Submit Spark batch applications to run on an instance group immediately.
Before you begin
- You must be a cluster or consumer administrator, consumer user, or have the Spark Applications
Submit permission to submit Spark batch applications to an instance group.
- The instance group to which you
submit Spark batch applications must be in the Started state, or the
batch master URL must be available.
The batch master URL is available
when services associated with the instance group (such as notebooks) are started
but the instance group itself is
not.
Note: Spark batch applications, by default, run as the consumer execution user for the driver and
executor. To run Spark batch applications as the submission user, you need to select
Enable impersonation to have Spark applications run as the submission user in
the instance group's
configuration.
About this task
Follow this task to submit a Spark batch application immediately using the cluster management
console. To schedule a Spark batch application to run at a particular time or to run periodically at
specific intervals, see Scheduling Spark batch application submission to an instance group.
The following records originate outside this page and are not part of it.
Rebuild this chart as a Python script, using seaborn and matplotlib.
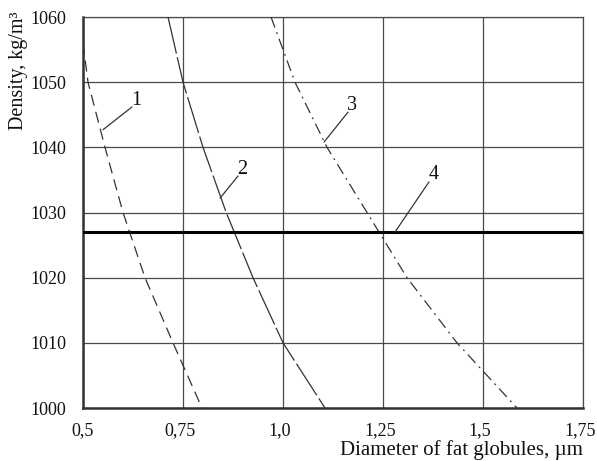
import matplotlib
matplotlib.use("Agg")
import matplotlib.pyplot as plt
import matplotlib.transforms as mtransforms
import seaborn as sns
import pandas as pd

# Data
y_levels = [1060, 1050, 1040, 1030, 1020, 1010, 1000]
curve1_x = [0.5, 0.5125, 0.555, 0.60, 0.655, 0.725, 0.7975]
curve1_y = [1056, 1050, 1040, 1030, 1020, 1010, 1000]
curve2_x = [0.7125, 0.75, 0.80, 0.858, 0.925, 1.0, 1.105]
curve3_x = [0.97, 1.03, 1.11, 1.21, 1.31, 1.435, 1.585]
line4_y = 1027

x_ticks = [0.5, 0.75, 1.0, 1.25, 1.5, 1.75]
x_ticklabels = ["0,5", "0,75", "1,0", "1,25", "1,5", "1,75"]
y_ticks = [1000, 1010, 1020, 1030, 1040, 1050, 1060]

labels = ["1", "2", "3", "4"]
label_anchor = [(0.55, 1042.7), (0.8425, 1032.2), (1.1025, 1040.8), (1.28, 1027.0)]
label_text = [(0.6225, 1046.2), (0.8875, 1035.6), (1.1625, 1045.4), (1.365, 1034.7)]

sns.set_style("white")
plt.rcParams['font.family'] = ['Liberation Serif', 'DejaVu Serif']

fig = plt.figure(figsize=(5.97, 4.61), dpi=100)
ax = fig.add_axes([83/597, 1 - 408/461, 500/597, 391/461])

grid_c = "#4a4a4a"
for xv in x_ticks:
    ax.axvline(xv, color=grid_c, lw=0.9, zorder=1)
for yv in y_ticks:
    ax.axhline(yv, color=grid_c, lw=0.9, zorder=1)

line_c = "#333333"
df1 = pd.DataFrame({"x": curve1_x, "y": curve1_y})
df2 = pd.DataFrame({"x": curve2_x, "y": y_levels})
df3 = pd.DataFrame({"x": curve3_x, "y": y_levels})
sns.lineplot(data=df1, x="x", y="y", sort=False, estimator=None, ax=ax,
             color=line_c, lw=0.9, linestyle=(0, (9, 5)), zorder=3)
sns.lineplot(data=df2, x="x", y="y", sort=False, estimator=None, ax=ax,
             color=line_c, lw=0.9, linestyle=(0, (30, 3)), zorder=3)
sns.lineplot(data=df3, x="x", y="y", sort=False, estimator=None, ax=ax,
             color=line_c, lw=0.9, linestyle=(0, (9, 4, 1.5, 4)), zorder=3)
ax.axhline(line4_y, color="black", lw=2.2, zorder=4)

for lab, (ax0, ay0), (tx, ty) in zip(labels, label_anchor, label_text):
    ax.annotate("", xy=(ax0, ay0), xytext=(tx, ty),
                arrowprops=dict(arrowstyle="-", color=line_c, lw=0.9,
                                shrinkA=0, shrinkB=0), zorder=5)
    ax.text(tx - 0.002, ty - 0.4, lab, fontsize=14.5, ha="left", va="bottom",
            color="#111111")

ax.set_xlim(0.5, 1.75)
ax.set_ylim(1000, 1060)
ax.set_xticks(x_ticks)
ax.set_xticklabels(x_ticklabels)
ax.set_yticks(y_ticks)
ax.tick_params(length=0, labelsize=13, colors="#111111")
ax.tick_params(axis="x", pad=10)
ax.tick_params(axis="y", pad=12)

shift = mtransforms.ScaledTranslation(-3 / 100, 0, fig.dpi_scale_trans)
for lbl in ax.get_xticklabels()[1:]:
    lbl.set_transform(lbl.get_transform() + shift)

for s in ["top", "right"]:
    ax.spines[s].set_color(grid_c)
    ax.spines[s].set_linewidth(0.9)
for s in ["left", "bottom"]:
    ax.spines[s].set_color("#333333")
    ax.spines[s].set_linewidth(1.8)

ax.set_xlabel("Diameter of fat globules, µm", fontsize=15, color="#111111")
ax.xaxis.set_label_coords(1.0, -(450 - 408) / 391)
ax.xaxis.label.set_ha("right")
ax.xaxis.label.set_va("center")
ax.set_ylabel("Density, kg/m³", fontsize=14.5, color="#111111")
ax.yaxis.set_label_coords((19 - 83) / 500, 1.0 + 6 / 391)
ax.yaxis.label.set_ha("right")
ax.yaxis.label.set_va("center")

fig.savefig("out.png", dpi=100)
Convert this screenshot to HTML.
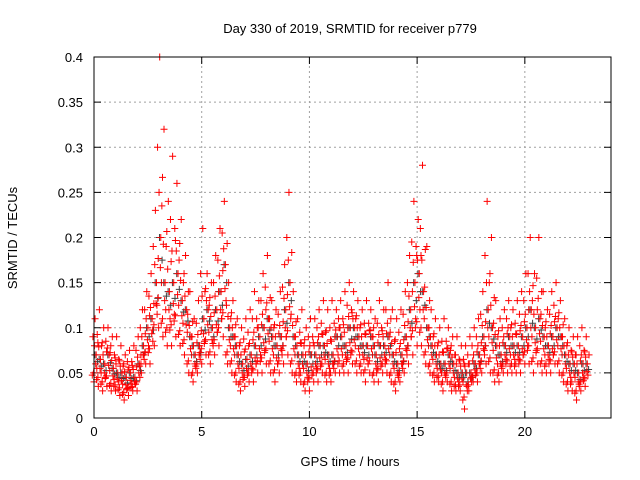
<!DOCTYPE html>
<html><head><meta charset="utf-8"><style>
body{margin:0;background:#fff}
svg{display:block;font-family:"Liberation Sans",sans-serif}
</style></head><body>
<svg id="chart" width="640" height="480" viewBox="0 0 640 480">
<text x="350" y="33" font-size="13" text-anchor="middle">Day 330 of 2019, SRMTID for receiver p779</text>
<text x="350" y="466" font-size="13" text-anchor="middle">GPS time / hours</text>
<text transform="translate(17,238) rotate(-90)" font-size="13" text-anchor="middle">SRMTID / TECUs</text>
<g id="grid"></g>
<g id="ticks"></g>
<g id="marks"></g>
<rect x="94" y="57" width="517" height="361" fill="none" stroke="#000" stroke-width="1"/>
</svg>
<script>
const xTicks=[0,5,10,15,20];
const yTicks=[0,0.05,0.1,0.15,0.2,0.25,0.3,0.35,0.4];
const yTickLabels=["0","0.05","0.1","0.15","0.2","0.25","0.3","0.35","0.4"];
const times=[];for(let i=0;i<=114;i++)times.push(+(i*0.2).toFixed(1));
const lowVals=[.04,.035,.03,.035,.03,.03,.025,.02,.025,.03,.03,.05,.06,.06,.08,.1,.09,.08,.08,.09,.08,.07,.05,.04,.05,.06,.07,.06,.07,.08,.09,.06,.05,.04,.03,.035,.04,.04,.05,.05,.06,.05,.04,.05,.06,.07,.05,.04,.04,.03,.03,.04,.04,.05,.04,.04,.05,.05,.05,.05,.06,.05,.05,.04,.05,.04,.04,.05,.05,.04,.03,.04,.05,.06,.07,.08,.08,.06,.05,.04,.04,.03,.04,.03,.03,.03,.01,.03,.04,.04,.05,.06,.05,.04,.04,.05,.05,.05,.05,.05,.06,.06,.05,.06,.05,.05,.05,.06,.05,.04,.03,.03,.02,.03,.035];
const midVals=[.07,.065,.06,.07,.055,.05,.05,.045,.05,.045,.06,.08,.1,.11,.15,.2,.15,.14,.15,.16,.13,.12,.09,.07,.08,.11,.12,.1,.12,.14,.17,.1,.09,.07,.06,.065,.07,.08,.09,.1,.11,.09,.08,.09,.12,.15,.09,.07,.07,.06,.07,.07,.08,.08,.07,.07,.09,.09,.08,.1,.1,.09,.08,.08,.09,.07,.08,.08,.09,.07,.06,.07,.09,.12,.15,.16,.14,.1,.08,.07,.06,.06,.07,.06,.05,.05,.05,.05,.06,.07,.09,.12,.1,.08,.07,.08,.09,.08,.08,.09,.1,.12,.1,.11,.09,.08,.09,.1,.09,.07,.06,.06,.05,.06,.06];
const highVals=[.11,.12,.10,.10,.09,.09,.08,.07,.075,.08,.09,.12,.14,.16,.23,.40,.32,.24,.29,.26,.22,.18,.14,.11,.13,.21,.16,.15,.18,.21,.24,.15,.13,.11,.10,.11,.12,.14,.13,.16,.18,.13,.12,.14,.17,.25,.14,.11,.12,.10,.11,.11,.12,.13,.12,.13,.12,.13,.14,.15,.14,.13,.12,.13,.12,.11,.13,.12,.15,.12,.11,.12,.14,.18,.24,.22,.28,.19,.12,.11,.10,.11,.10,.09,.09,.08,.08,.09,.1,.11,.14,.24,.2,.13,.11,.12,.13,.12,.13,.14,.16,.2,.16,.2,.14,.12,.14,.15,.13,.11,.1,.09,.09,.1,.09];
const X0=94,X1=611,Y0=418,Y1=57,XMAX=24,YMAX=0.4;
const xs=v=>X0+(X1-X0)*v/XMAX, ys=v=>Y0-(Y0-Y1)*v/YMAX;
const NS="http://www.w3.org/2000/svg";
const grid=document.getElementById('grid'),ticks=document.getElementById('ticks'),marks=document.getElementById('marks');
function mk(t,a,p){const e=document.createElementNS(NS,t);for(const k in a)e.setAttribute(k,a[k]);p.appendChild(e);return e;}
xTicks.forEach(v=>{const x=xs(v);
 if(v>0){const g=mk('line',{x1:x,x2:x,y1:Y0,y2:Y1,stroke:'#a0a0a0','stroke-dasharray':'2,3','stroke-width':1},grid);
 
 }
 mk('line',{x1:x,x2:x,y1:Y0,y2:Y0-7,stroke:'#000'},ticks);mk('line',{x1:x,x2:x,y1:Y1,y2:Y1+7,stroke:'#000'},ticks);
 const t=mk('text',{x:x,y:Y0+18,'font-size':13,'text-anchor':'middle'},ticks);t.textContent=v;
 
 });
yTicks.forEach((v,i)=>{const y=ys(v);
 if(v>0&&v<0.4){const g=mk('line',{x1:X0,x2:X1,y1:y,y2:y,stroke:'#a0a0a0','stroke-dasharray':'2,3','stroke-width':1},grid);
 
 }
 mk('line',{x1:X0,x2:X0+7,y1:y,y2:y,stroke:'#000'},ticks);mk('line',{x1:X1,x2:X1-7,y1:y,y2:y,stroke:'#000'},ticks);
 const t=mk('text',{x:X0-11,y:y+5,'font-size':13,'text-anchor':'end'},ticks);t.textContent=yTickLabels[i];
 
 });
function plus(t,v,col){const x=xs(t),y=ys(v);
 const p=mk('path',{d:`M${x-3.5},${y}h7M${x},${y-3.5}v7`,stroke:col,'stroke-width':1,fill:'none'},marks);
 
 }
times.forEach((t,i)=>{
 const lo=lowVals[i],md=midVals[i],hi=highVals[i];
 plus(t+0.04,md,'#404040');
 plus(t+0.16,(lo+3*md)/4,'#404040');
 plus(t,lo,'#ff0000');plus(t+0.1,md,'#ff0000');plus(t+0.05,hi,'#ff0000');
 plus(t+0.13,(lo+md)/2,'#ff0000');plus(t-0.05,(md+hi)/2,'#ff0000');
 plus(t+0.08,(lo+2*md)/3,'#ff0000');
 plus(t-0.08,(3*lo+md)/4,'#ff0000');
 plus(t+0.18,(2*md+hi)/3,'#ff0000');
 plus(t-0.02,(md+lo*2)/3,'#ff0000');
 plus(t+0.02,(3*md+hi)/4,'#ff0000');
});
</script>
</body></html>
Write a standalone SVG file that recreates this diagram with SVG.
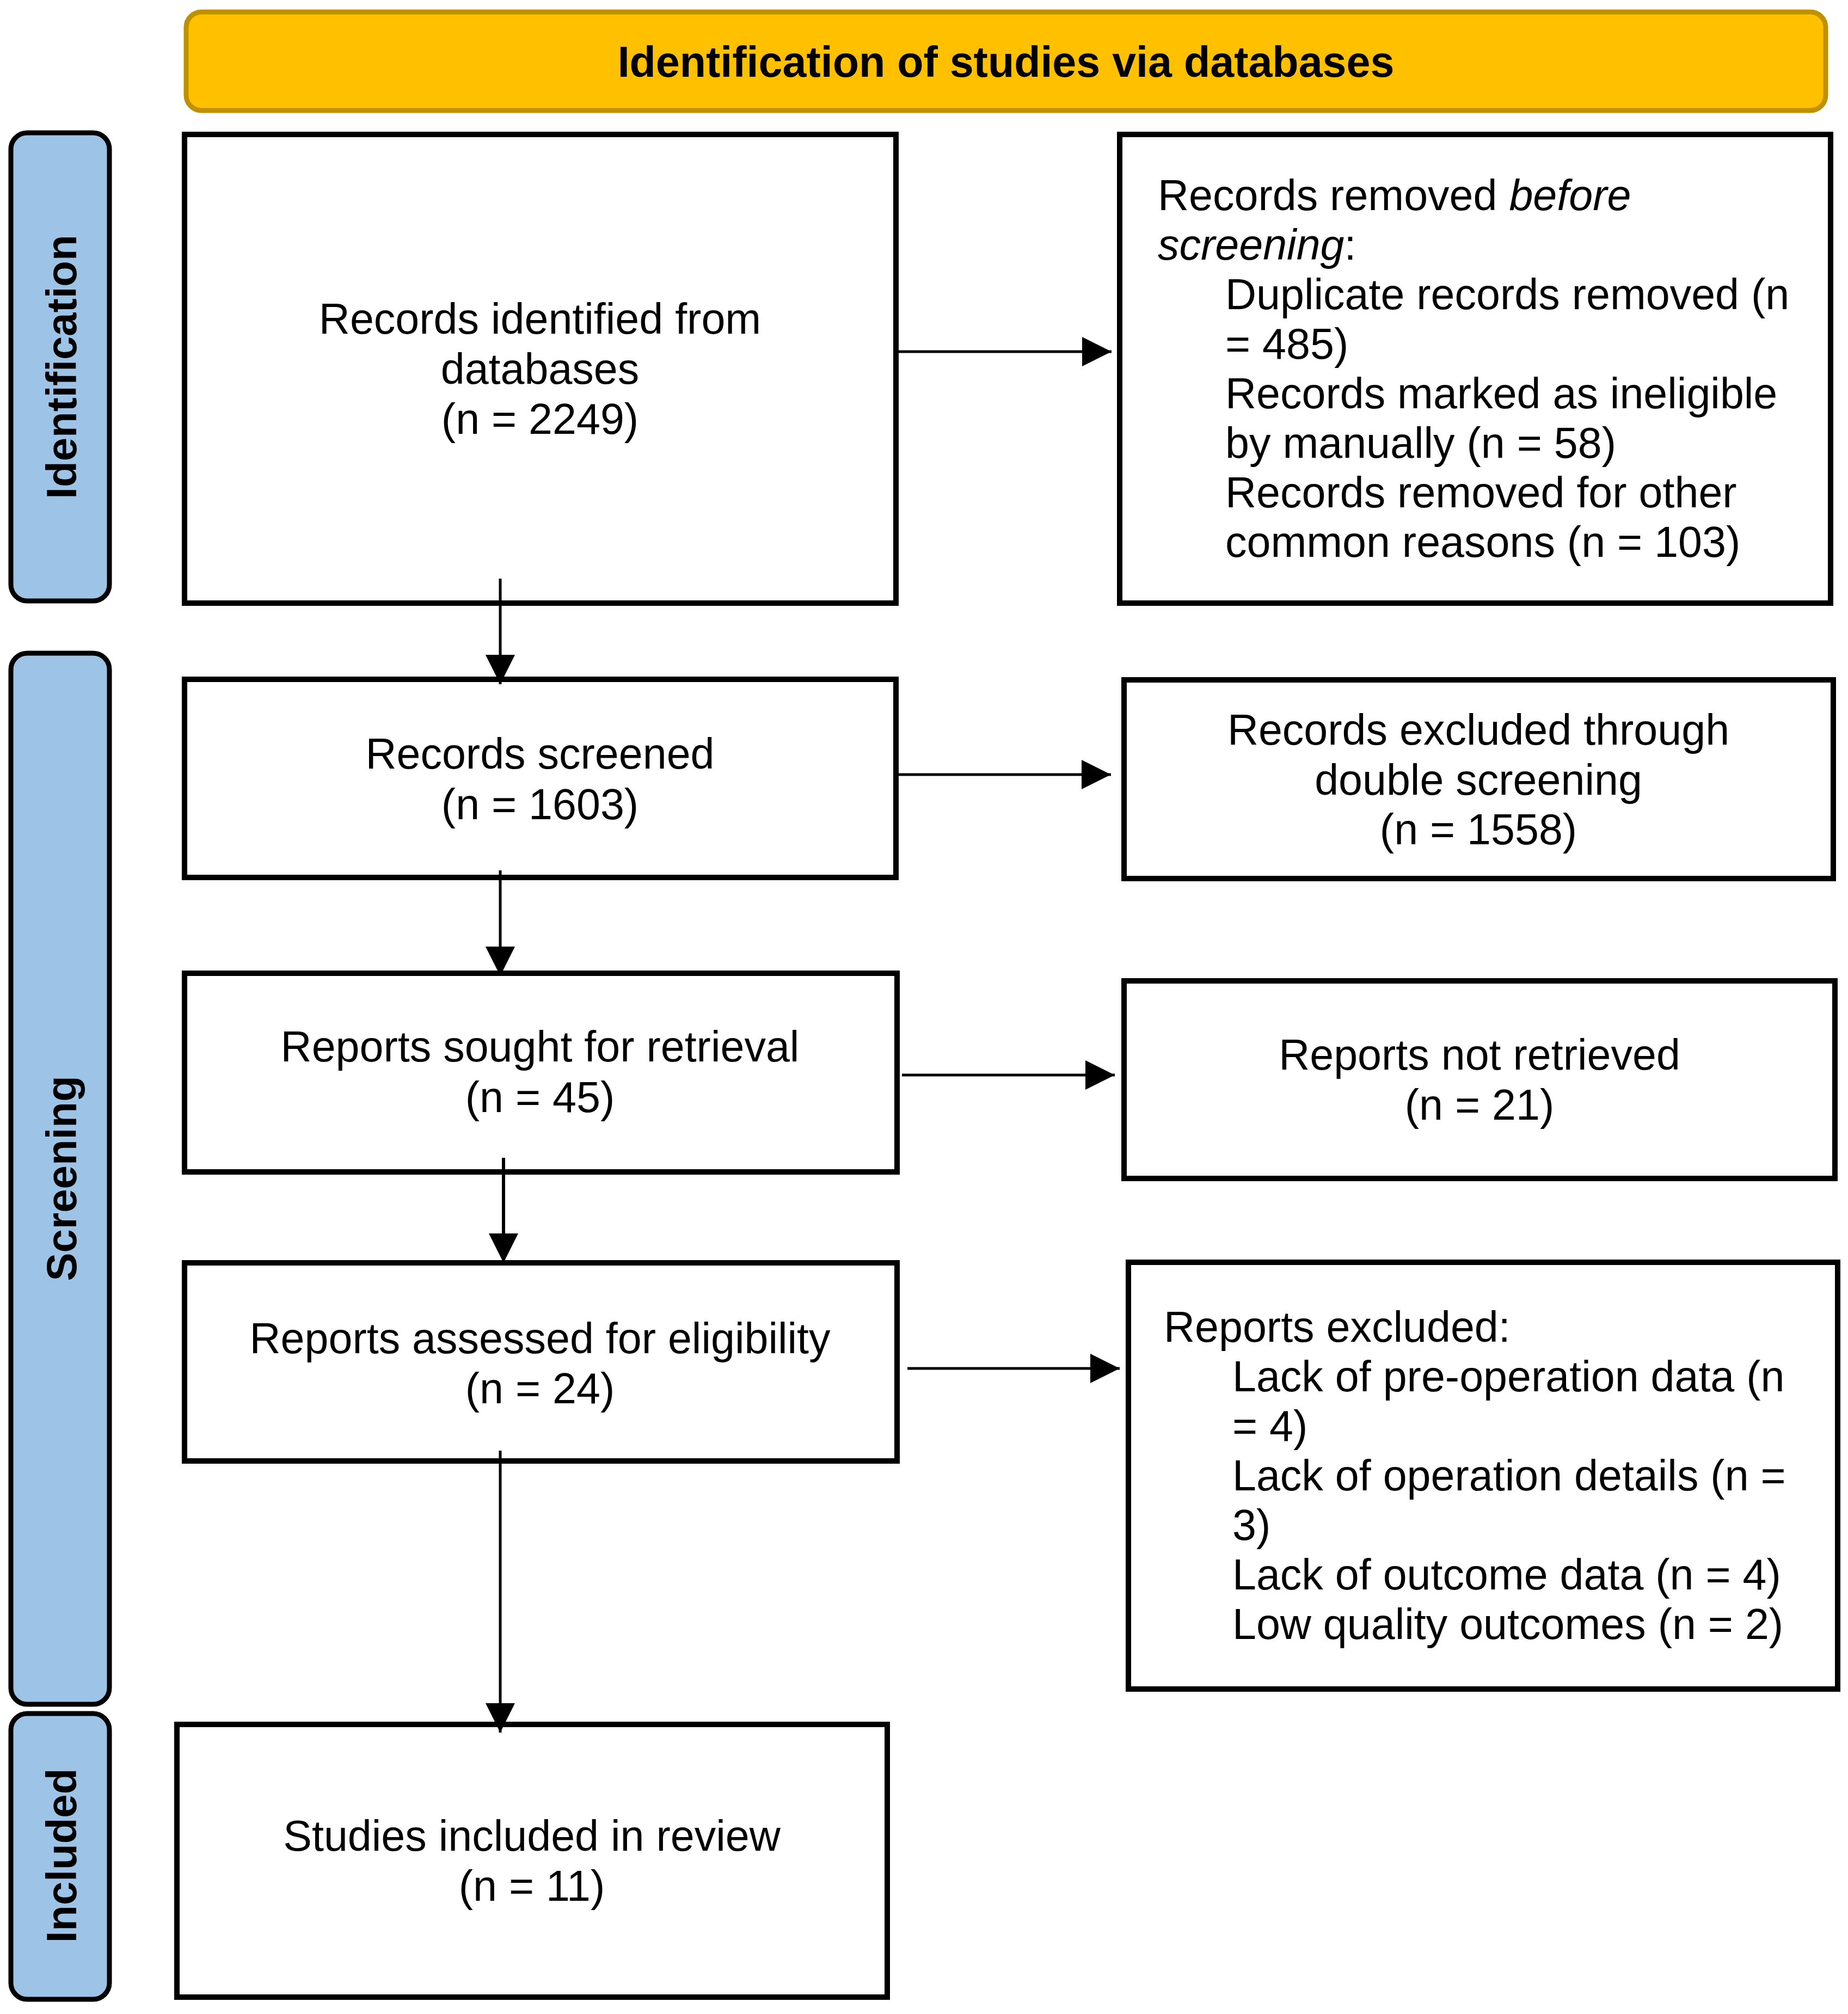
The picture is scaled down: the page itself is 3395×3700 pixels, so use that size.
<svg xmlns="http://www.w3.org/2000/svg" width="3395" height="3700" viewBox="0 0 3395 3700">
<style>
.box{fill:#ffffff;stroke:#000000;stroke-width:10}
.side{fill:#9DC3E6;stroke:#000000;stroke-width:9}
.head{fill:#FFC000;stroke:#BF9000;stroke-width:9}
.t{font-family:"Liberation Sans",Arial,sans-serif;font-size:79px;fill:#000000}
.c{text-anchor:middle}
.b{font-weight:bold}
.side-t{font-family:"Liberation Sans",Arial,sans-serif;font-size:78px;font-weight:bold;fill:#000000;text-anchor:middle}
.con{stroke:#000000;stroke-width:5;fill:none}
</style>
<defs>
<marker id="ah" markerUnits="userSpaceOnUse" markerWidth="54" markerHeight="54" refX="54" refY="27" orient="auto" viewBox="0 0 54 54">
<path d="M0,0 L54,27 L0,54 Z" fill="#000000"/>
</marker>
</defs>
<rect width="3395" height="3700" fill="#ffffff"/>

<g id="header">
<rect class="head" x="342" y="22" width="3012" height="181" rx="28" ry="28"/>
<text class="t c b" x="1848" y="141">Identification of studies via databases</text>
</g>

<g id="phase-identification">
<rect class="side" x="20" y="244" width="181" height="860" rx="30" ry="30"/>
<text class="side-t" transform="translate(140,674) rotate(-90)">Identification</text>
</g>
<g id="phase-screening">
<rect class="side" x="20" y="1200" width="181" height="1931" rx="30" ry="30"/>
<text class="side-t" transform="translate(140,2165) rotate(-90)">Screening</text>
</g>
<g id="phase-included">
<rect class="side" x="20" y="3148" width="181" height="525" rx="30" ry="30"/>
<text class="side-t" transform="translate(140,3409) rotate(-90)">Included</text>
</g>

<g id="records-identified">
<rect class="box" x="339" y="247" width="1307" height="861"/>
<text class="t c" x="992" y="613">Records identified from</text>
<text class="t c" x="992" y="705">databases</text>
<text class="t c" x="992" y="797">(n = 2249)</text>
</g>

<g id="records-removed">
<rect class="box" x="2057" y="247" width="1306" height="861"/>
<text class="t" x="2127" y="386">Records removed <tspan font-style="italic">before</tspan></text>
<text class="t" x="2127" y="477"><tspan font-style="italic">screening</tspan>:</text>
<text class="t" x="2251" y="568">Duplicate records removed (n</text>
<text class="t" x="2251" y="659">= 485)</text>
<text class="t" x="2251" y="750">Records marked as ineligible</text>
<text class="t" x="2251" y="841">by manually (n = 58)</text>
<text class="t" x="2251" y="932">Records removed for other</text>
<text class="t" x="2251" y="1023">common reasons (n = 103)</text>
</g>

<g id="records-screened">
<rect class="box" x="339" y="1248" width="1307" height="364"/>
<text class="t c" x="992" y="1412">Records screened</text>
<text class="t c" x="992" y="1505">(n = 1603)</text>
</g>

<g id="records-excluded">
<rect class="box" x="2065" y="1249" width="1303" height="365"/>
<text class="t c" x="2716" y="1368">Records excluded through</text>
<text class="t c" x="2716" y="1460">double screening</text>
<text class="t c" x="2716" y="1551">(n = 1558)</text>
</g>

<g id="reports-sought">
<rect class="box" x="339" y="1788" width="1309" height="365"/>
<text class="t c" x="992" y="1950">Reports sought for retrieval</text>
<text class="t c" x="992" y="2043">(n = 45)</text>
</g>

<g id="reports-not-retrieved">
<rect class="box" x="2065" y="1802" width="1306" height="363"/>
<text class="t c" x="2718" y="1965">Reports not retrieved</text>
<text class="t c" x="2718" y="2057">(n = 21)</text>
</g>

<g id="reports-assessed">
<rect class="box" x="339" y="2320" width="1309" height="364"/>
<text class="t c" x="992" y="2486">Reports assessed for eligibility</text>
<text class="t c" x="992" y="2578">(n = 24)</text>
</g>

<g id="reports-excluded">
<rect class="box" x="2073" y="2319" width="1303" height="784"/>
<text class="t" x="2138" y="2465">Reports excluded:</text>
<text class="t" x="2264" y="2556">Lack of pre-operation data (n</text>
<text class="t" x="2264" y="2647">= 4)</text>
<text class="t" x="2264" y="2738">Lack of operation details (n =</text>
<text class="t" x="2264" y="2829">3)</text>
<text class="t" x="2264" y="2920">Lack of outcome data (n = 4)</text>
<text class="t" x="2264" y="3011">Low quality outcomes (n = 2)</text>
</g>

<g id="studies-included">
<rect class="box" x="325" y="3168" width="1305" height="501"/>
<text class="t c" x="977" y="3400">Studies included in review</text>
<text class="t c" x="977" y="3492">(n = 11)</text>
</g>

<g id="connectors">
<line class="con" x1="919" y1="1063" x2="919" y2="1257" marker-end="url(#ah)"/>
<line class="con" x1="919" y1="1599" x2="919" y2="1793" marker-end="url(#ah)"/>
<line class="con" x1="925" y1="2127" x2="925" y2="2320" marker-end="url(#ah)" style="stroke-width:6"/>
<line class="con" x1="919" y1="2665" x2="919" y2="3183" marker-end="url(#ah)"/>
<line class="con" x1="1646" y1="646" x2="2042" y2="646" marker-end="url(#ah)"/>
<line class="con" x1="1648" y1="1423" x2="2041" y2="1423" marker-end="url(#ah)"/>
<line class="con" x1="1657" y1="1975" x2="2048" y2="1975" marker-end="url(#ah)"/>
<line class="con" x1="1667" y1="2514" x2="2057" y2="2514" marker-end="url(#ah)"/>
</g>
</svg>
Based on your permissions, you can submit Spark batch applications to instance groups from the My
Applications & Notebooks page and the Instance Groups page. For a list of permissions that are required to view instance groups and submit Spark batch
applications from the Instance Groups page, see Permission list.
The following parameters cannot be overridden if defined in the
spark-submit
command or other REST requests, such as cURL. The values are taken from the application's
instance group configuration:
- spark.authenticate
- spark.shuffle.service.port
- spark.ego.app.schedule.policy /
SPARK_EGO_APP_SCHEDULE_POLICY
- spark.ego.auth.mode / SPARK_EGO_AUTH_MODE
- spark.ego.driver.container.type /
SPARK_EGO_DRIVER_CONTAINER_TYPE
- spark.ego.executor.container.type /
SPARK_EGO_EXECUTOR_CONTAINER_TYPE
- spark.ego.gpu.slots.per.task /
SPARK_EGO_GPU_SLOTS_PER_TASK
- spark.ego.impersonation /
SPARK_EGO_IMPERSIONATION
- spark.ego.logservice.port /
SPARK_EGO_LOGSERVICE_PORT
- spark.ego.slots.per.task
or SPARK_EGO_SLOTS_PER_TASK
Procedure
-
From the cluster management console, go to
My Applications & Notebooks.
To submit Spark batch applications from the Instance Groups page, click the instance group to submit the Spark batch
application and click the Applications tab.
-
Click Run Application.
-
For Other options, write the spark-submit
command:
-
Check the --master option that specifies the primary URL of the instance group to submit the Spark batch
application. If required, click Change master to specify the primary URL where the Spark batch
application must run.
-
Enter other options for the spark-submit command in the text box. Your
spark-submit syntax could be:
--class main-class application-jar [application-arguments]
- --class main-class is the fully qualified name of the
class that contains the main method for the Java and Scala application. For
SparkPi, the main class would be org.apache.spark.examples.SparkPi.
- application-jar is the .jar file
that contains your application and all its dependencies. For SparkPi, this value could be
deployment_dir/spark-2.1.1-hadoop-2.7/examples/jars/spark-examples_2.11-2.1.1.jar.
- (Optional) application-arguments are any arguments
that must be passed to the main method of your main class.
Tip: Use these tips to submit your Spark batch application:
- To submit a sample application, click Load sample command. The system
loads the command options to submit SparkPi, a sample application that is packaged with Spark and
computes the value of Pi.
- To submit Spark batch applications by using RESTful APIs, click Convert to REST
command. The system converts the command to a REST command that you can use with cURL or
other tools and scripting languages to submit the Spark batch application.
-
Select the Enable data connectors check box to enable
data connectors for the Spark
application:
-
Select the data connectors that
you want to enable for the Spark application.
-
Select the data connector that
specifies the fs.default.FS parameter in the Hadoop configuration file from the
drop-down menu.
-
Click Submit.
Results
The Spark batch application is submitted to the specified instance group.
What to do next
Monitor the Spark batch application that is associated with the instance group. See Monitoring Spark applications.